While the proffered explanations for Knight's lament on "the integrity of college sports" ranged from plausible to stupid, the bigger news slipped offstage, namely that in the course of his comments, the Hall of Fame coach allowed as to how he "wasn't exactly positive" of something.

Put that down under famous firsts:

KNIGHT UNSURE OF SOMETHING.

There's your headline.

Part of what made Knight the winningest college coach of all time has been a kind of monstrous self-assuredness, matched only by his hyper confidence on how the game should be played, how the athletes should be students, when people oughta be slapped, how writers should strive for a position that requires more than a third-grade education, and bedrock convictions on many, many other things.

But unless I was hallucinating, Knight said this the other day on the new NBA rule that prohibits players from turning pro until one year after the high school class has graduated.

"Now you can have a kid come to school for a year and play basketball and he doesn't even have to go to class. He certainly doesn't have to go to class the second semester. I'm not exactly positive about the first semester. But he would not have to attend a single class the second semester to play through the whole second semester of basketball.

"That, I think, has a tremendous effect on the integrity of college sports."

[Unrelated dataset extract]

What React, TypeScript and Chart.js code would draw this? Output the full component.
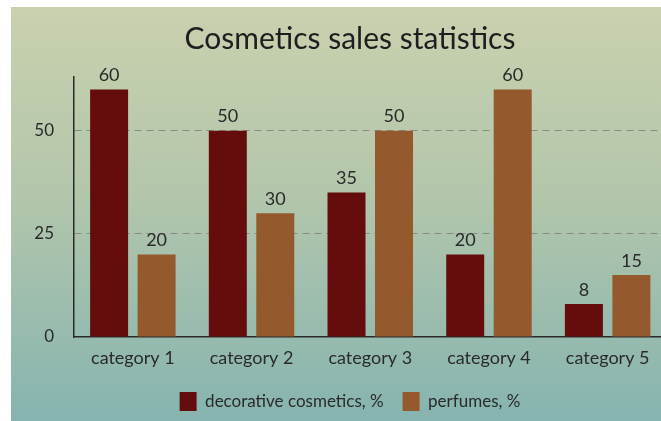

For the record and without displaying the full legislative minutia, by NCAA rule, nobody can play this semester without completing at least six credits last semester. Even though it would surprise no one should credits somehow accrue to a student-athlete who never actually goes to class, Knight is at least half right.

Should Durant or Ohio State's Greg Oden or North Carolina's Brandan Wright (who all would be in the NBA already without the new rule) eschew classroom attendance for the remainder of this season, NCAA sanctions would not be imposed after the basketball season, a moot point. I'm just a little surprised that Knight didn't know, at least in general terms, what makes his own players eligible for this semester.

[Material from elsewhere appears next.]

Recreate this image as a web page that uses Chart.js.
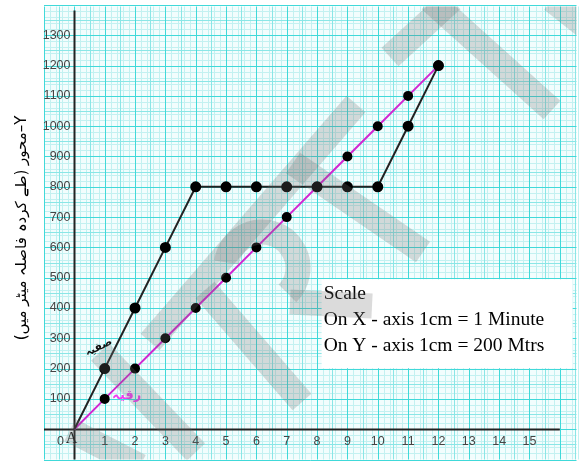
<!DOCTYPE html>
<html>
<head>
<meta charset="utf-8">
<script src="https://cdn.jsdelivr.net/npm/chart.js@4"></script>
<style>
  html, body { margin: 0; padding: 0; background: #fff; }
  #wrap { width: 583px; height: 466px; position: relative; }
</style>
</head>
<body>
<div id="wrap"><canvas id="graphCanvas" width="583" height="466"></canvas></div>
<script>
const minutes = [0, 1, 2, 3, 4, 5, 6, 7, 8, 9, 10, 11, 12];
const safiaDist = [0, 200, 400, 600, 800, 800, 800, 800, 800, 800, 800, 1000, 1200];
const ruqaiyaDist = [0, 100, 200, 300, 400, 500, 600, 700, 800, 900, 1000, 1100, 1200];
const xTickLabels = [1, 2, 3, 4, 5, 6, 7, 8, 9, 10, 11, 12, 13, 14, 15];
const yTickLabels = [100, 200, 300, 400, 500, 600, 700, 800, 900, 1000, 1100, 1200, 1300];
const scaleText = ["Scale", "On X - axis 1cm = 1 Minute", "On Y - axis 1cm = 200 Mtrs"];

const graphCanvas = document.getElementById("graphCanvas");

// graph paper, axes, ticks
const paperPlugin = {
  id: "paper",
  beforeDatasetsDraw(chart) {
    const ctx = chart.ctx;
    const a = chart.chartArea;
    const xs = chart.scales.x;
    const ys = chart.scales.y;
    ctx.save();
    ctx.fillStyle = "#f2fdfd";
    ctx.fillRect(a.left, a.top, a.right - a.left, a.bottom - a.top);

    function vline(v, color) {
      const p = Math.round(xs.getPixelForValue(v)) + 0.5;
      ctx.strokeStyle = color; ctx.lineWidth = 1;
      ctx.beginPath(); ctx.moveTo(p, a.top); ctx.lineTo(p, a.bottom); ctx.stroke();
    }
    function hline(v, color) {
      const p = Math.round(ys.getPixelForValue(v)) + 0.5;
      ctx.strokeStyle = color; ctx.lineWidth = 1;
      ctx.beginPath(); ctx.moveTo(a.left, p); ctx.lineTo(a.right, p); ctx.stroke();
    }
    for (let i = -10; i <= 170; i += 2) {
      if (i % 5 !== 0) vline(i / 10, "#c3f1f1");
    }
    for (let i = -100; i <= 1400; i += 20) {
      if (i % 50 !== 0) hline(i, "#c3f1f1");
    }
    for (let i = -1; i <= 17; i++) vline(i + 0.5, "#8ae6e6");
    for (let i = -100; i <= 1400; i += 100) hline(i + 50, "#8ae6e6");
    for (let i = -1; i <= 17; i++) vline(i, "#40d9d9");
    for (let i = -100; i <= 1400; i += 100) hline(i, "#40d9d9");

    // axes
    const x0 = Math.round(xs.getPixelForValue(0)) + 0.5;
    const y0 = Math.round(ys.getPixelForValue(0)) + 0.5;
    ctx.strokeStyle = "#222";
    ctx.lineWidth = 2;
    ctx.beginPath();
    ctx.moveTo(x0, a.top + 4); ctx.lineTo(x0, a.bottom);
    ctx.moveTo(a.left, y0); ctx.lineTo(xs.getPixelForValue(16), y0);
    ctx.stroke();

    ctx.fillStyle = "#444";
    ctx.font = "12.5px 'Liberation Sans', Arial, sans-serif";
    ctx.textAlign = "right";
    ctx.textBaseline = "middle";
    yTickLabels.forEach(v => ctx.fillText(String(v), x0 - 4, ys.getPixelForValue(v)));
    ctx.textAlign = "center";
    xTickLabels.forEach(v => ctx.fillText(String(v), xs.getPixelForValue(v), y0 + 12));
    ctx.fillText("0", x0 - 14, y0 + 12);
    ctx.fillStyle = "#111";
    ctx.font = "16px 'Liberation Serif', serif";
    ctx.fillText("A", x0 - 3, y0 + 9);
    ctx.restore();
  },
  afterDatasetsDraw(chart) {
    const ctx = chart.ctx;
    const a = chart.chartArea;
    const xs = chart.scales.x;
    const ys = chart.scales.y;

    // series names next to the lines
    ctx.save();
    ctx.font = "bold 11px 'DejaVu Sans', sans-serif";
    ctx.fillStyle = "#111";
    ctx.textAlign = "center";
    ctx.textBaseline = "middle";
    ctx.translate(xs.getPixelForValue(0.8), ys.getPixelForValue(270));
    ctx.rotate(-0.45);
    ctx.fillText("صفیہ", 0, 0);
    ctx.restore();
    ctx.save();
    ctx.font = "bold 13px 'DejaVu Sans', sans-serif";
    ctx.fillStyle = "#f03cf0";
    ctx.textAlign = "center";
    ctx.textBaseline = "middle";
    ctx.fillText("رقیہ", xs.getPixelForValue(1.72), ys.getPixelForValue(112));
    ctx.restore();

    // scale box
    ctx.save();
    const bx = xs.getPixelForValue(8.15), by = ys.getPixelForValue(495);
    ctx.fillStyle = "#fff";
    ctx.fillRect(bx, by, 251, 89);
    ctx.fillStyle = "#000";
    ctx.font = "19.5px 'Liberation Serif', 'Times New Roman', serif";
    ctx.textAlign = "left";
    ctx.textBaseline = "middle";
    scaleText.forEach((t, i) => ctx.fillText(t, bx + 2, by + 15 + i * 26));
    ctx.restore();

    // DRAFT watermark strokes
    ctx.save();
    ctx.beginPath();
    ctx.rect(a.left, a.top, a.right - a.left, a.bottom - a.top);
    ctx.clip();
    ctx.strokeStyle = "rgba(110,110,110,0.25)";
    ctx.lineWidth = 25;
    ctx.lineCap = "butt";
    function band(x1, y1, x2, y2) {
      ctx.beginPath(); ctx.moveTo(x1, y1); ctx.lineTo(x2, y2); ctx.stroke();
    }
    band(356, 104, 150, 342);
    band(293, 163, 423, 252);
    band(205, 290, 302, 402);
    band(100, 352, 196, 452);
    band(70, 430, 140, 466);
    band(390, 57, 452, 0);
    band(430, 0, 552, 110);
    band(552, 0, 590, 30);
    band(290, 302, 372, 306);
    ctx.beginPath();
    ctx.arc(262, 268, 36, Math.PI * 1.05, Math.PI * 2.25);
    ctx.stroke();
    ctx.restore();

    // y axis title
    ctx.save();
    ctx.translate(22, 228);
    ctx.rotate(-Math.PI / 2);
    ctx.direction = "rtl";
    ctx.font = "15px 'DejaVu Sans', sans-serif";
    ctx.fillStyle = "#000";
    ctx.textAlign = "center";
    ctx.textBaseline = "middle";
    ctx.fillText("Y–محور (طے کردہ فاصلہ میٹر میں)", 0, 0);
    ctx.restore();
  }
};

const graphChart = new Chart(graphCanvas, {
  type: "line",
  data: {
    labels: minutes,
    datasets: [
      {
        label: "Safia",
        data: minutes.map((m, i) => ({ x: m, y: safiaDist[i] })),
        borderColor: "#222",
        borderWidth: 2,
        pointBackgroundColor: "#000",
        pointBorderColor: "#000",
        pointRadius: minutes.map(m => (m === 0 ? 0 : 4.5)),
        tension: 0,
      },
      {
        label: "Ruqaiya",
        data: minutes.map((m, i) => ({ x: m, y: ruqaiyaDist[i] })),
        borderColor: "#d126d1",
        borderWidth: 2,
        pointBackgroundColor: "#000",
        pointBorderColor: "#000",
        pointRadius: minutes.map(m => (m === 0 ? 0 : 4)),
        tension: 0,
      },
    ],
  },
  options: {
    responsive: false,
    animation: false,
    layout: { padding: { left: 44, top: 5, right: 0, bottom: 0 } },
    scales: {
      x: { type: "linear", min: -1, max: 16.55, display: false },
      y: { type: "linear", min: -100, max: 1395, display: false },
    },
    plugins: {
      legend: { display: false },
      tooltip: { enabled: false },
    },
  },
  plugins: [paperPlugin],
});
</script>
</body>
</html>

Cynics suggested Knight merely had begun a slow burn over having to deal with Durant again, as the 6-9 freshman's jaw-dropping 37-point, 23-rebound performance, perhaps the best individual show of the season, came against Knight's Texas Tech fellas the first time around.

More accomplished (meaning more hopeless) cynics suggested the Knight indictment of one-year wonders was designed to make NCAA executive director Myles Brand squirm on the eve of March Madness, which is always accompanied by a detailed accounting of March Badness, expressed in the rates at which college basketball players are actually graduating. Those observers like to point out that Brand was running Indiana University when that institution decided it could no longer be represented by the likes of Robert Montgomery Knight.

More likely than any of those things, Knight was essentially emphasizing the educational component of a sport that's again set to spring into wild popularity for everything and anything but education. At Indiana, Knight graduated 80 percent of his players when the average was 42 percent and repeatedly proposed NCAA legislation that would punish outlaw schools with the loss of one scholarship for every player that failed to graduate in five years.

Last year, 35 teams in the 65-team NCAA tournament field (64 percent) had graduation rates of less than 50 percent. While most graduation measurements show improvement, the fact that someone can lead a college basketball team to a national championship without picking up more than six credits certainly cheapens the university's higher purposes.

While it's not as if the colleges haven't already figured out eight-dozen ways to compromise their integrity for televised glory, I agree with Knight (speaking of famous firsts) that the one-season-and-gone arrangement does college athletics "a tremendous disservice."

With college basketball about to gorge on the adulation of its most celebrated athletes and coaches, it doesn't hurt for someone to remind everyone what's still supposed to be their mission. It's just a good thing to hear, even when it comes from the prickly old guy in Lubbock.